The transactional enqueue trap. "Critical detail. If I'm using Sidekiq, SomeJob.perform_later writes to Redis immediately, regardless of whether the surrounding transaction commits. If the transaction rolls back, the job still runs and finds no record. The Sidekiq community pattern is after_commit_everywhere or wrapping enqueues in ActiveRecord::Base.connection.after_commit_block. With Solid Queue, the enqueue is in the same database transaction, so this problem disappears."

Retries and idempotency. "Jobs can fail and will be retried. The senior reflex: every job should be idempotent. Running the job twice should produce the same result as running it once. For 'send email' jobs, that means tracking whether the email was sent before sending; for 'process payment' jobs, that means an idempotency key on the Stripe call. retry_on in Active Job declares which exceptions warrant retries; discard_on declares which should give up immediately."

class ChargeOrderJob < ApplicationJob
  retry_on Stripe::APIConnectionError, wait: :polynomially_longer, attempts: 5
  discard_on ActiveRecord::RecordNotFound  # order was deleted, do not retry

  def perform(order_id)
    order = Order.find(order_id)
    return if order.charged?  # idempotency check

    Stripe::Charge.create(
      amount:           order.total_cents,
      customer:         order.user.stripe_customer_id,
      idempotency_key:  "order-#{order.id}-charge"
    )
    order.update!(charged: true, charged_at: Time.current)
  end
end

The operational concerns

"Beyond the code, three things a senior thinks about for any background-job system."

Observability. "I need to see which jobs are running, which are failing, what the queue depths look like. Sidekiq Web is the gold standard for this. Mission Control for Solid Queue is improving. For both: have a known URL, know who has access, check it during incidents."

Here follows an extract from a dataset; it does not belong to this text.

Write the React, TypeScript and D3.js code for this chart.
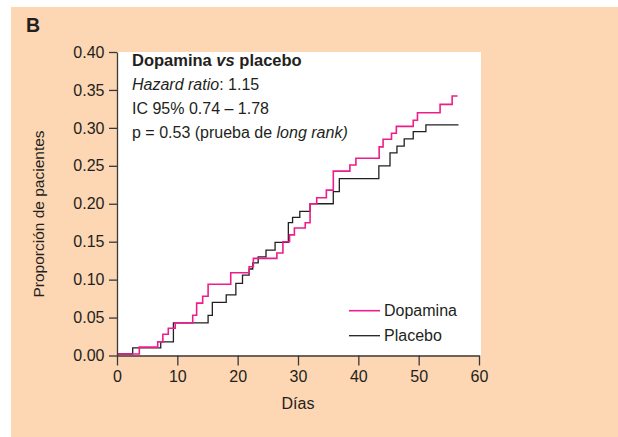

Dead jobs. "When a job exhausts retries, it lands in a dead-jobs queue. Someone needs to look at it. A weekly review of the dead-jobs queue is a useful discipline; otherwise dead jobs become invisible until they cost something."

Queue priorities. "Not all jobs are equal. A welcome email can wait two minutes; a fraud check has to run within seconds. Separate queues with different worker pools (or different concurrency settings) let critical work jump ahead of the bulk."

The follow-ups

"When would you NOT use a background job?" When the operation is fast and the user is waiting for the result. Don't background a 50ms database query: the controller can wait, the user wants the result. Background work is for operations that exceed roughly 200ms or that should not block the response (sending email, generating reports, syncing to external systems).

"How would you handle a job that needs to run at a specific time?" SomeJob.set(wait: 1.hour).perform_later or .set(wait_until: 5.minutes.from_now). For recurring schedules: Sidekiq Cron, Solid Queue's recurring tasks, or a Cronicle/Cron setup that enqueues jobs at the right times.

"How do you backfill a large dataset?" Not in one job. Bulk operations should be batched: find_each(batch_size: 1000), enqueueing one job per batch (or per record if the per-record work is heavy). The senior trap: a single job that .update_all on 10M rows runs for hours and cannot be paused.

"What is a 'poison pill' and how do you handle one?" A job that fails consistently and never makes progress (always raises the same exception). Without intervention, retries keep firing forever. The fix: either fix the underlying bug (often a stale reference to a deleted record), or move the job to dead-letter so it stops eating queue capacity. discard_on with specific exceptions handles many of these automatically.

The principle at play

Background jobs are not "send the work somewhere else." They are a distinct surface with their own failure modes (retries, partial completion, queue exhaustion, transactional decoupling) and their own operational surface (UI, dead jobs, queue depth, priority). A senior treats the job system as carefully as the request system.

The shortest version of the senior answer: Active Job + an adapter, jobs are idempotent, enqueue after_commit, retry with backoff, watch the dead queue. Anything more sophisticated (priorities, scheduled runs, batches) is a refinement of that core.